The San Joaquin Valley Paleontology Foundation, which runs the Fossil Discovery Center of Madera County, has won a bid to rescue the Mammoth Orange food stand from where it sat rotting in a Chowchilla city storage yard.

The Fossil Discovery Center is across the street from the largest deposit of fossils on the West Coast, according to the center’s website. It is also on the same street where the Mammoth Orange once stood in Fairmead.

The hope is that the street will be renamed Mammoth Parkway and that the exit from Highway 99 will lead both to the 14-foot tall replica of a Columbian mammoth at the Discovery Center and to the Mammoth Orange next door.

“I personally have a vision of the restored Mammoth Orange selling cheeseburgers and orange freezes with mandarin orange trees planted on either side of the Mammoth Orange with white picnic tables and orange and white umbrellas,” said Lori Pond, the foundation’s president.

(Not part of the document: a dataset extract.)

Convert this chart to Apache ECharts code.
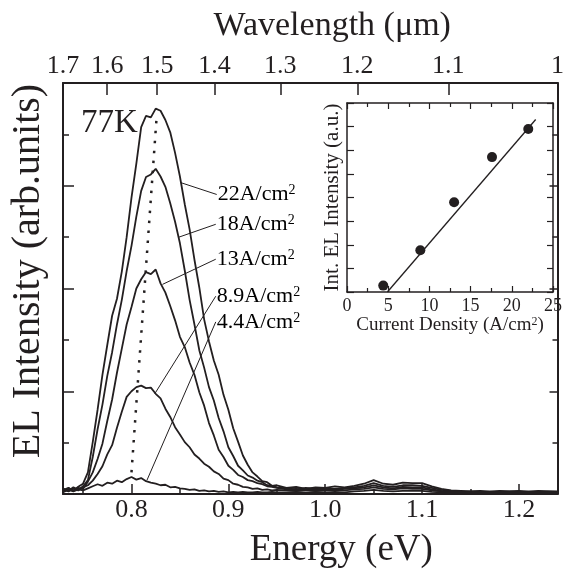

The food stand became the subject of a bidding war after Madera fruit stand owner Kathy Parrish, 74, started wondering what became of the orange, a noted example of car-culture architecture.

After a highway extension project put the stand out of business in 2007, the city of Chowchilla’s redevelopment agency bought it to use as part of a museum. The museum never materialized, and a family of foxes moved into the abandoned orange.

Parrish initially offered the city $1,000 for the structure. But once the sale went public, other would-be buyers surfaced. The discovery center, one of the last of five bidders, bought the orange for $2,050.